I attempted to use a similar method: look for a symmetric Bayes-Nash equilibrium and see what is happening there, however the problem appears to be much trickier. Now, the strategy of each player is defined not as a single value $\alpha$ (probability of calling the firefighters), but as a function $\alpha: [1; +\infty) \to [0; 1]$, where $\alpha(x)$ is the probability of any given player calling the firefighters if they know they lose $x$ dollars if the fire will not be extinguished. Then for a fixed $X_i = x$ the expected gain of the $i$-th player will be $$x - \alpha(x) - x(1 - \alpha(x)) E (\Pi_{j \leq n, j \neq i}(1 - \alpha(X_j))) = x - \alpha(x) - x (1 - \alpha(x)) \big(\frac{\int_1^m (1 - \alpha(t))dt}{m - 1}\big)^{n-1}$$
And here I am stuck because I do not know how to find the function $\alpha$ (dependent on $m$) for which $x - \alpha(x) - x (1 - \alpha(x)) \big(\frac{\int_1^m (1 - \alpha(t))dt}{m - 1}\big)^{n-1}$ is maximal for every $x \in [1; m]$.

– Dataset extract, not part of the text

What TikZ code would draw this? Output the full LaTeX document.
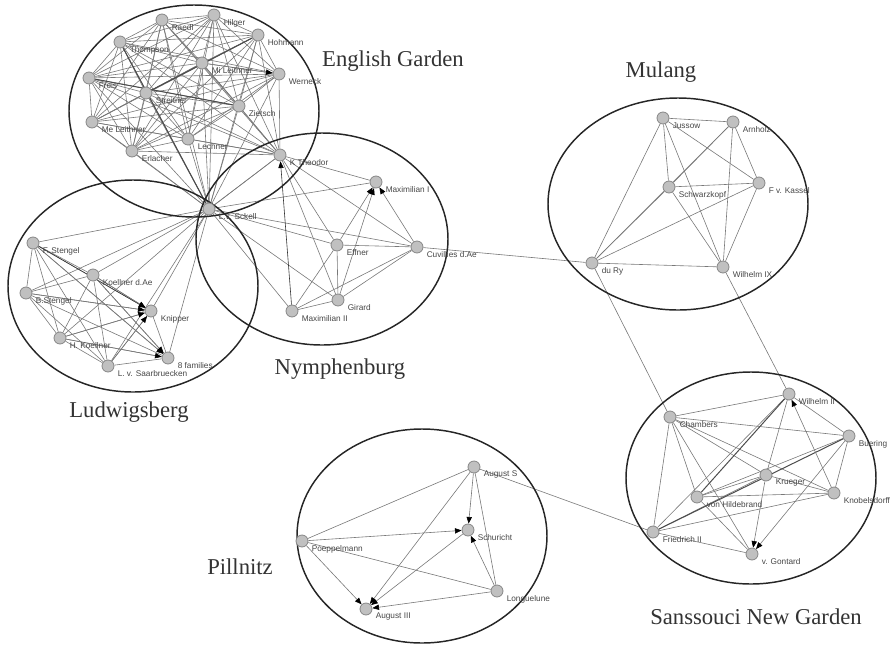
\documentclass[tikz,border=0pt]{standalone}
\usepackage{fontspec}
\setmainfont{Liberation Serif}
\newfontfamily\lblfont{Liberation Sans}
\usetikzlibrary{arrows.meta}
\pgfdeclarelayer{background}
\pgfsetlayers{background,main}
\definecolor{nodefill}{RGB}{192,192,192}
\definecolor{nodeedge}{RGB}{135,135,135}
\definecolor{linkgray}{RGB}{120,120,120}
\definecolor{lblgray}{RGB}{70,70,70}
\tikzset{every picture/.style={line width=0.75pt},
  person/.style={circle, fill=nodefill, draw=nodeedge, line width=0.6pt, minimum size=9pt, inner sep=0pt,
    label={[lblstyle]-45:#1}},
  lblstyle/.style={anchor=west, inner sep=1pt, label distance=3.6pt, text=lblgray,
    font=\lblfont\fontsize{6.2}{7}\selectfont},
  link/.style={draw=linkgray, line width=0.45pt},
  boldlink/.style={draw=black!70, line width=0.75pt},
  arr/.style={link, -{Triangle[length=5pt,width=4pt,black]}},
  garden/.style={draw=black!85, line width=1.1pt},
  gardentitle/.style={font=\fontsize{17}{19}\selectfont, text=black!80}
}

\begin{document}
\begin{tikzpicture}[x=0.75pt,y=0.75pt,yscale=-1,xscale=1]
\useasboundingbox (0,0) rectangle (894,647);

% English Garden
\node[person=Raedl] (raedl) at (162,20) {};
\node[person=Hilger] (hilger) at (214,15) {};
\node[person=Hohmann] (hohmann) at (258,35) {};
\node[person=Thompson] (thompson) at (120,42) {};
\node[person=Mi Leithner] (mileithner) at (202,63) {};
\node[person=Werneck] (werneck) at (279,74) {};
\node[person=Freis] (freis) at (89,78) {};
\node[person=Streitner] (streitner) at (146,93) {};
\node[person=Zietsch] (zietsch) at (239,106) {};
\node[person=Me Leithner] (meleithner) at (92,122) {};
\node[person=Lechner] (lechner) at (188,139) {};
\node[person=Erlacher] (erlacher) at (132,151) {};
\node[person=K Theodor] (ktheodor) at (280,155) {};
\node[person=L.v. Sckell] (sckell) at (209,209) {};

% Ludwigsberg
\node[person=F. Stengel] (fstengel) at (33,243) {};
\node[person=Koellner d.Ae] (koellner) at (93,275) {};
\node[person=B.Stengel] (bstengel) at (26,293) {};
\node[person=Knipper] (knipper) at (151,311) {};
\node[person=H. Koellner] (hkoellner) at (60,338) {};
\node[person=L. v. Saarbruecken] (saarbruecken) at (108,366) {};
\node[person=8 families] (families) at (168,358) {};

% Nymphenburg
\node[person=Maximilian I] (maxi) at (376,182) {};
\node[person=Effner] (effner) at (337,245) {};
\node[person=Cuvillies d.Ae] (cuvillies) at (417,247) {};
\node[person=Girard] (girard) at (338,300) {};
\node[person=Maximilian II] (maxii) at (292,311) {};

% Mulang
\node[person=Jussow] (jussow) at (663,118) {};
\node[person=Arnholz] (arnholz) at (733,122) {};
\node[person=Schwarzkopf] (schwarzkopf) at (669,187) {};
\node[person=F v. Kassel] (fvkassel) at (759,183) {};
\node[person=du Ry] (dury) at (592,263) {};
\node[person=Wilhelm IX] (wilhelmix) at (723,267) {};

% Sanssouci New Garden
\node[person=Wilhelm II] (wilhelmii) at (789,394) {};
\node[person=Chambers] (chambers) at (670,417) {};
\node[person=Buering] (buering) at (849,436) {};
\node[person=Krueger] (krueger) at (766,475) {};
\node[person=Knobelsdorff] (knobelsdorff) at (834,493) {};
\node[person=von Hildebrand] (hildebrand) at (697,497) {};
\node[person=Friedrich II] (friedrich) at (653,532) {};
\node[person=v. Gontard] (gontard) at (752,554) {};

% Pillnitz
\node[person=August S] (augusts) at (474,467) {};
\node[person=Schuricht] (schuricht) at (468,530) {};
\node[person=Poeppelmann] (poeppelmann) at (302,541) {};
\node[person=Longuelune] (longuelune) at (497,591) {};
\node[person=August III] (augustiii) at (366,609) {};

\begin{pgfonlayer}{background}
% dense mesh of the English Garden
\foreach \a [count=\i] in {raedl,hilger,hohmann,thompson,mileithner,werneck,freis,streitner,zietsch,meleithner,lechner,erlacher,ktheodor,sckell}
  \foreach \b [count=\j] in {raedl,hilger,hohmann,thompson,mileithner,werneck,freis,streitner,zietsch,meleithner,lechner,erlacher,ktheodor,sckell}
    {\ifnum\j>\i \draw[link] (\a) -- (\b);\fi}
\draw[boldlink] (hohmann) -- (streitner);
\draw[boldlink] (thompson) -- (sckell);
\draw[boldlink] (freis) -- (zietsch);
\draw[arr] (mileithner) -- (werneck);

% Ludwigsberg
\foreach \a [count=\i] in {fstengel,koellner,bstengel,knipper,hkoellner,saarbruecken,families,sckell}
  \foreach \b [count=\j] in {fstengel,koellner,bstengel,knipper,hkoellner,saarbruecken,families,sckell}
    {\ifnum\j>\i \draw[link] (\a) -- (\b);\fi}
\draw[arr,draw=black!80] (fstengel) -- (knipper);
\foreach \a in {koellner,bstengel,hkoellner,saarbruecken}
  \draw[arr] (\a) -- (knipper);
\foreach \a in {fstengel,koellner,hkoellner}
  \draw[arr] (\a) -- (families);

% Nymphenburg
\foreach \a/\b in {sckell/ktheodor,sckell/maxi,sckell/effner,sckell/cuvillies,sckell/girard,sckell/maxii,
    ktheodor/maxi,ktheodor/cuvillies,ktheodor/girard,ktheodor/effner,
    effner/cuvillies,effner/girard,effner/maxii,maxii/girard,maxii/cuvillies,girard/cuvillies}
  \draw[link] (\a) -- (\b);
\draw[arr,draw=black!80] (maxii) -- (ktheodor);
\foreach \a in {effner,girard,cuvillies}
  \draw[arr] (\a) -- (maxi);

% Mulang
\foreach \a [count=\i] in {jussow,arnholz,schwarzkopf,fvkassel,dury,wilhelmix}
  \foreach \b [count=\j] in {jussow,arnholz,schwarzkopf,fvkassel,dury,wilhelmix}
    {\ifnum\j>\i \draw[link] (\a) -- (\b);\fi}

% Sanssouci New Garden
\foreach \a/\b in {chambers/wilhelmii,chambers/buering,chambers/krueger,chambers/knobelsdorff,
    chambers/hildebrand,chambers/friedrich,chambers/gontard,wilhelmii/friedrich,wilhelmii/krueger,
    wilhelmii/buering,buering/hildebrand,buering/knobelsdorff,krueger/friedrich,krueger/hildebrand,
    krueger/knobelsdorff,hildebrand/knobelsdorff,hildebrand/gontard,friedrich/knobelsdorff,friedrich/gontard}
  \draw[link] (\a) -- (\b);
\draw[boldlink] (wilhelmii) -- (hildebrand);
\draw[boldlink] (buering) -- (friedrich);
\draw[arr] (knobelsdorff) -- (wilhelmii);
\draw[arr] (buering) -- (gontard);
\draw[arr] (krueger) -- (gontard);

% Pillnitz
\foreach \a/\b in {augusts/poeppelmann,augusts/longuelune,poeppelmann/longuelune}
  \draw[link] (\a) -- (\b);
\foreach \a/\b in {augusts/schuricht,augusts/augustiii,poeppelmann/schuricht,poeppelmann/augustiii,
    schuricht/augustiii,longuelune/schuricht,longuelune/augustiii}
  \draw[arr] (\a) -- (\b);

% links between the gardens
\draw[link] (cuvillies) -- (dury);
\draw[link] (dury) -- (chambers);
\draw[link] (wilhelmix) -- (wilhelmii);
\draw[link] (augusts) -- (friedrich);

% garden outlines
\draw[garden] (194,111) ellipse [x radius=125, y radius=106];
\draw[garden] (133,286) ellipse [x radius=125, y radius=106];
\draw[garden] (322,239) ellipse [x radius=126, y radius=106];
\draw[garden] (678,204) ellipse [x radius=130, y radius=106];
\draw[garden] (751,478) ellipse [x radius=125, y radius=106];
\draw[garden] (422,536) ellipse [x radius=125, y radius=107];
\end{pgfonlayer}

% Text Node
\node[gardentitle] (tenglish) at (393,61) {English Garden};
\node[gardentitle] (tmulang) at (661,72) {Mulang};
\node[gardentitle] (tnymph) at (340,369) {Nymphenburg};
\node[gardentitle] (tludwig) at (129,412) {Ludwigsberg};
\node[gardentitle] (tsans) at (756,617) {Sanssouci New Garden};
\node[gardentitle] (tpill) at (240,567) {Pillnitz};

\end{tikzpicture}
\end{document}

Any help will be appreciated.
Let $A'(x)=a(x)$ where $a\equiv\alpha$. We have $$\Bbb E[{\sf gain}]=x-a(x)-Mx(1-a(x))$$ where $M=(m-A(m)+A(1))^{n-1}/(m-1)^{n-1}$. Now $$\Bbb E[{\sf gain}]_x=1-a'(x)-M(1-a(x)-xa'(x))=0$$ for optimality which yields $(Mx-1)a'(x)=-Ma(x)-1+M$ so $$a(x)=\frac{C}{Mx-1}-\frac 1M+1$$ for some constant $C$. Since $a(m)=1-1/(mn)^{1/(n-1)}$ we obtain $$C=(Mm-1)\left(\frac1M-\frac1{(mn)^{1/(n-1)}}\right).$$ Integrating again, we obtain $$A(x)=\frac CM\log(Mx-1)+\frac{Mx}{M-1}$$ where we set the constant term to be zero for convenience. The values of $A(m)$ and $A(1)$ are determined through \begin{align}A(m)&=\frac CM\log(Mm-1)+\frac{Mm}{M-1}\\A(1)&=\frac CM\log(M-1)+\frac{M}{M-1}\end{align} but I don't think a closed form exists due to the complexity of the equations.